- never watching your child walk for the first time
-never hearing them cry just to cry.
- never getting to watch them grow up.
-feeling like you have lost more than you have gained.
Losing Kennedy has made it difficult to open up and scream my feeling. Yes I talk about her, but not how I feel a that moment. Feeling like you cant because you might offend that person, or that it might make for an awkward moment. I Love to talk about her just not the way I feel. I hold a lot in.
Being a Rainbow parent has its ups and downs too. Happy but to afraind to be TOO happy. Nervous and waiting for the other foot to drop. Always living in the what if moment. Afraid to let go and just do things. Planning for the best but the worst is never to far behind. Afraid to tell others you might need help because you don't want them to think your weak. Always trying to live up to others expectations.

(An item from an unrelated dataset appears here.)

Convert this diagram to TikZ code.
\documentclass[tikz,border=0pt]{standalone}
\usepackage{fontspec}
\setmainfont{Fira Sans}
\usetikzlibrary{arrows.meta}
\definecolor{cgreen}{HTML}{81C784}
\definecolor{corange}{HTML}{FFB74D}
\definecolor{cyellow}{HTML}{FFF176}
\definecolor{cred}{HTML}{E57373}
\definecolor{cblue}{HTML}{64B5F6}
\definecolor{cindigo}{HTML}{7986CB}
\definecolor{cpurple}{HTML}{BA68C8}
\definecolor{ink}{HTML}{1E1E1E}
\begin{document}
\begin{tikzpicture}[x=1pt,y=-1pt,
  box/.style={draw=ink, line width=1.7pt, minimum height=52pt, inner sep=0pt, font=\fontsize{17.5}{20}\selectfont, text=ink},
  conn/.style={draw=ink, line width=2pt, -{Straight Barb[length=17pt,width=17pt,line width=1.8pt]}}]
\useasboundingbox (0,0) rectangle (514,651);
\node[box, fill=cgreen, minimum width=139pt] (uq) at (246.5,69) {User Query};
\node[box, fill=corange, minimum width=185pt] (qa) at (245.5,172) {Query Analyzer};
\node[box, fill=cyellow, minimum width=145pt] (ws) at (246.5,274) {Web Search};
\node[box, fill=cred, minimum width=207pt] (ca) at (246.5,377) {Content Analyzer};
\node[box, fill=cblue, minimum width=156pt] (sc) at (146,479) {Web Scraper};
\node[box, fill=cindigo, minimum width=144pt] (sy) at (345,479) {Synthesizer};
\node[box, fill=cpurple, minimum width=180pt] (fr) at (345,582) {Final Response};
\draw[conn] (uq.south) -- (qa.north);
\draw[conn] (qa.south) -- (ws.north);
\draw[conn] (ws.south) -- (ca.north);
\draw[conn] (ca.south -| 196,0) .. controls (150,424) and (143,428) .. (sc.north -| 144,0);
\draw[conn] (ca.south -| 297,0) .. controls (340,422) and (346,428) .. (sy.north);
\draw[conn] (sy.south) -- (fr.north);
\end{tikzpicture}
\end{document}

My house may not be the cleanest nor the most organized. But theres one thing most homes don't have....A piece of Heaven. I try my hardest to think positive and see the brighter side but I don't always want to. If a parent you know is having a bad day or there pictures show a bit of dis-organization, please ask how they are. DONT JUST ASSUME!! I know its easier but sometimes they just need a bit of encouragement. I Struggle daily to try and keep a perfect house but the fact is I cant. I work, im a first time home mom. And I'd rather spend my time with my Rainbow rather than clean all day.
As for it being 1 year and almost a 1/2, since our see you laters, I miss her just as much as I did then as I do today. Her 22 days ment the world to me. Lets bury or take your child away for a year and see if you still miss them. So just Think.